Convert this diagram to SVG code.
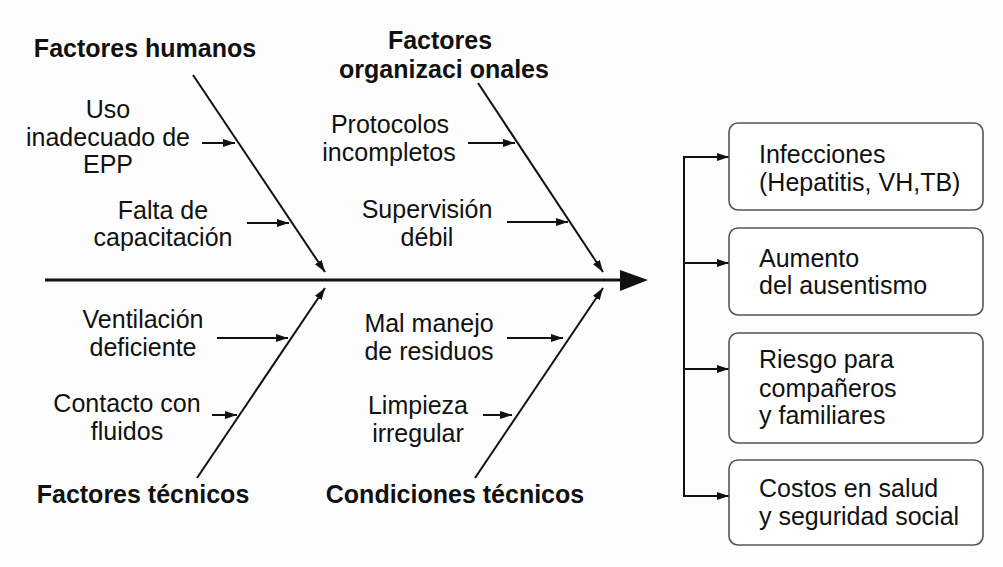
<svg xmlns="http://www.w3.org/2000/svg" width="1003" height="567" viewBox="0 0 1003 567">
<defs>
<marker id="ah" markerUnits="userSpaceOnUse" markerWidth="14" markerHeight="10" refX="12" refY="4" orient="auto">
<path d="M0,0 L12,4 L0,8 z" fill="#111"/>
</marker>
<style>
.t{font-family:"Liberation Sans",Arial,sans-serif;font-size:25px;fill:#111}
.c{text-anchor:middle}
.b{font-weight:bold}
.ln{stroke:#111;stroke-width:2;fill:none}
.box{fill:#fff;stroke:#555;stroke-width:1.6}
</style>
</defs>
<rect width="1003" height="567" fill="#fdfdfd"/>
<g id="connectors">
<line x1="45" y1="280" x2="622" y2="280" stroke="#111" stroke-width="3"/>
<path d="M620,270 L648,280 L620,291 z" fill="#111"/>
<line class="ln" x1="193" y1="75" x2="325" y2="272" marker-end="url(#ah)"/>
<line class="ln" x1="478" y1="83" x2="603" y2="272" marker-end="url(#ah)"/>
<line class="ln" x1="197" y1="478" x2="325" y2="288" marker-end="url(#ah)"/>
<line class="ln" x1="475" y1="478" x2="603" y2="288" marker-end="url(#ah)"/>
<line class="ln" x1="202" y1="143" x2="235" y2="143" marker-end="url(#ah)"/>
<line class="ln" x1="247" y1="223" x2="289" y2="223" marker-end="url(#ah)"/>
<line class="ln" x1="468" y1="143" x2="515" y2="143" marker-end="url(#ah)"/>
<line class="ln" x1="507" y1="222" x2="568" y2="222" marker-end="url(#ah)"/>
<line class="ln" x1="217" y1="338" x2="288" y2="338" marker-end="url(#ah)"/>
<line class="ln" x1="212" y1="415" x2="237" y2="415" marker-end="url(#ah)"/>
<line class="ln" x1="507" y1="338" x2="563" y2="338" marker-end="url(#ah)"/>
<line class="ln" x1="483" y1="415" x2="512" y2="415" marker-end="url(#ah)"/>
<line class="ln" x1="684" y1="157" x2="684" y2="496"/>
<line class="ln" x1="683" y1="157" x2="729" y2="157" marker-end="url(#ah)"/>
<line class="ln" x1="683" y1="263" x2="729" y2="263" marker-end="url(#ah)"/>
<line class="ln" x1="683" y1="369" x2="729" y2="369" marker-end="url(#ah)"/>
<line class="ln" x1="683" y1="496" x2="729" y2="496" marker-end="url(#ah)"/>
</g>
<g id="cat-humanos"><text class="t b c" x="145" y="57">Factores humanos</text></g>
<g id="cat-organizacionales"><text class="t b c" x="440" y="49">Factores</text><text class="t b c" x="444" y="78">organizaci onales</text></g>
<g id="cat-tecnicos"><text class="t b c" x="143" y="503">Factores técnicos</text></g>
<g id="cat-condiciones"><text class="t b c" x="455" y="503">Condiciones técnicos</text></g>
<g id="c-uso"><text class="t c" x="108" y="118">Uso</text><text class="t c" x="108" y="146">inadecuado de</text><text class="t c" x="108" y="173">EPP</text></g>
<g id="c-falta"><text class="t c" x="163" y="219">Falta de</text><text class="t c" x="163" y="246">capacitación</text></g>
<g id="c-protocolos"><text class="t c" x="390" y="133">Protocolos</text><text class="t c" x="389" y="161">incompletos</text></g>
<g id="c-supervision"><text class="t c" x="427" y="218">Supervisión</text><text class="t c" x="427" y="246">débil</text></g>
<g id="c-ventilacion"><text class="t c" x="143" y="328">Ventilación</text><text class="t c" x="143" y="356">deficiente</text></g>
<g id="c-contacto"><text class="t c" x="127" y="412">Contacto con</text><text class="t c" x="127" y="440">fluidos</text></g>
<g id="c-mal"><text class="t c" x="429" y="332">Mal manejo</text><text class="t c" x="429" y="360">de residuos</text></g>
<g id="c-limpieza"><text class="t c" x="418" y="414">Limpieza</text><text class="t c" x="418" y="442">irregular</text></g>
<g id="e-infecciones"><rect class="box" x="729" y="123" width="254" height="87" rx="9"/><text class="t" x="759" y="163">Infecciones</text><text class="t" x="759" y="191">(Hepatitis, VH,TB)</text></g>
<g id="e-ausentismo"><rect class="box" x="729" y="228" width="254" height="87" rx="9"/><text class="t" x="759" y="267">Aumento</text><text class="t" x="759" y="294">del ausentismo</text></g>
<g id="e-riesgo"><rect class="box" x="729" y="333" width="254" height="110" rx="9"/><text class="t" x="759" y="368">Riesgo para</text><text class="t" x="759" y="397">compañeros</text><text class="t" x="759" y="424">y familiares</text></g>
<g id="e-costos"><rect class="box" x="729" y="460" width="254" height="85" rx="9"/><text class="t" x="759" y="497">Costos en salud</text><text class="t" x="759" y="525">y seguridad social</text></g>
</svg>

---

TASK OBJECTIVE ::
Reproduce the listing word for word and omit its pictures.

EXERCISE SOLUTION ::
Convert this diagram to SVG code.
<svg xmlns="http://www.w3.org/2000/svg" width="1003" height="567" viewBox="0 0 1003 567">
<defs>
<marker id="ah" markerUnits="userSpaceOnUse" markerWidth="14" markerHeight="10" refX="12" refY="4" orient="auto">
<path d="M0,0 L12,4 L0,8 z" fill="#111"/>
</marker>
<style>
.t{font-family:"Liberation Sans",Arial,sans-serif;font-size:25px;fill:#111}
.c{text-anchor:middle}
.b{font-weight:bold}
.ln{stroke:#111;stroke-width:2;fill:none}
.box{fill:#fff;stroke:#555;stroke-width:1.6}
</style>
</defs>
<rect width="1003" height="567" fill="#fdfdfd"/>
<g id="connectors">
<line x1="45" y1="280" x2="622" y2="280" stroke="#111" stroke-width="3"/>
<path d="M620,270 L648,280 L620,291 z" fill="#111"/>
<line class="ln" x1="193" y1="75" x2="325" y2="272" marker-end="url(#ah)"/>
<line class="ln" x1="478" y1="83" x2="603" y2="272" marker-end="url(#ah)"/>
<line class="ln" x1="197" y1="478" x2="325" y2="288" marker-end="url(#ah)"/>
<line class="ln" x1="475" y1="478" x2="603" y2="288" marker-end="url(#ah)"/>
<line class="ln" x1="202" y1="143" x2="235" y2="143" marker-end="url(#ah)"/>
<line class="ln" x1="247" y1="223" x2="289" y2="223" marker-end="url(#ah)"/>
<line class="ln" x1="468" y1="143" x2="515" y2="143" marker-end="url(#ah)"/>
<line class="ln" x1="507" y1="222" x2="568" y2="222" marker-end="url(#ah)"/>
<line class="ln" x1="217" y1="338" x2="288" y2="338" marker-end="url(#ah)"/>
<line class="ln" x1="212" y1="415" x2="237" y2="415" marker-end="url(#ah)"/>
<line class="ln" x1="507" y1="338" x2="563" y2="338" marker-end="url(#ah)"/>
<line class="ln" x1="483" y1="415" x2="512" y2="415" marker-end="url(#ah)"/>
<line class="ln" x1="684" y1="157" x2="684" y2="496"/>
<line class="ln" x1="683" y1="157" x2="729" y2="157" marker-end="url(#ah)"/>
<line class="ln" x1="683" y1="263" x2="729" y2="263" marker-end="url(#ah)"/>
<line class="ln" x1="683" y1="369" x2="729" y2="369" marker-end="url(#ah)"/>
<line class="ln" x1="683" y1="496" x2="729" y2="496" marker-end="url(#ah)"/>
</g>
<g id="cat-humanos"><text class="t b c" x="145" y="57">Factores humanos</text></g>
<g id="cat-organizacionales"><text class="t b c" x="440" y="49">Factores</text><text class="t b c" x="444" y="78">organizaci onales</text></g>
<g id="cat-tecnicos"><text class="t b c" x="143" y="503">Factores técnicos</text></g>
<g id="cat-condiciones"><text class="t b c" x="455" y="503">Condiciones técnicos</text></g>
<g id="c-uso"><text class="t c" x="108" y="118">Uso</text><text class="t c" x="108" y="146">inadecuado de</text><text class="t c" x="108" y="173">EPP</text></g>
<g id="c-falta"><text class="t c" x="163" y="219">Falta de</text><text class="t c" x="163" y="246">capacitación</text></g>
<g id="c-protocolos"><text class="t c" x="390" y="133">Protocolos</text><text class="t c" x="389" y="161">incompletos</text></g>
<g id="c-supervision"><text class="t c" x="427" y="218">Supervisión</text><text class="t c" x="427" y="246">débil</text></g>
<g id="c-ventilacion"><text class="t c" x="143" y="328">Ventilación</text><text class="t c" x="143" y="356">deficiente</text></g>
<g id="c-contacto"><text class="t c" x="127" y="412">Contacto con</text><text class="t c" x="127" y="440">fluidos</text></g>
<g id="c-mal"><text class="t c" x="429" y="332">Mal manejo</text><text class="t c" x="429" y="360">de residuos</text></g>
<g id="c-limpieza"><text class="t c" x="418" y="414">Limpieza</text><text class="t c" x="418" y="442">irregular</text></g>
<g id="e-infecciones"><rect class="box" x="729" y="123" width="254" height="87" rx="9"/><text class="t" x="759" y="163">Infecciones</text><text class="t" x="759" y="191">(Hepatitis, VH,TB)</text></g>
<g id="e-ausentismo"><rect class="box" x="729" y="228" width="254" height="87" rx="9"/><text class="t" x="759" y="267">Aumento</text><text class="t" x="759" y="294">del ausentismo</text></g>
<g id="e-riesgo"><rect class="box" x="729" y="333" width="254" height="110" rx="9"/><text class="t" x="759" y="368">Riesgo para</text><text class="t" x="759" y="397">compañeros</text><text class="t" x="759" y="424">y familiares</text></g>
<g id="e-costos"><rect class="box" x="729" y="460" width="254" height="85" rx="9"/><text class="t" x="759" y="497">Costos en salud</text><text class="t" x="759" y="525">y seguridad social</text></g>
</svg>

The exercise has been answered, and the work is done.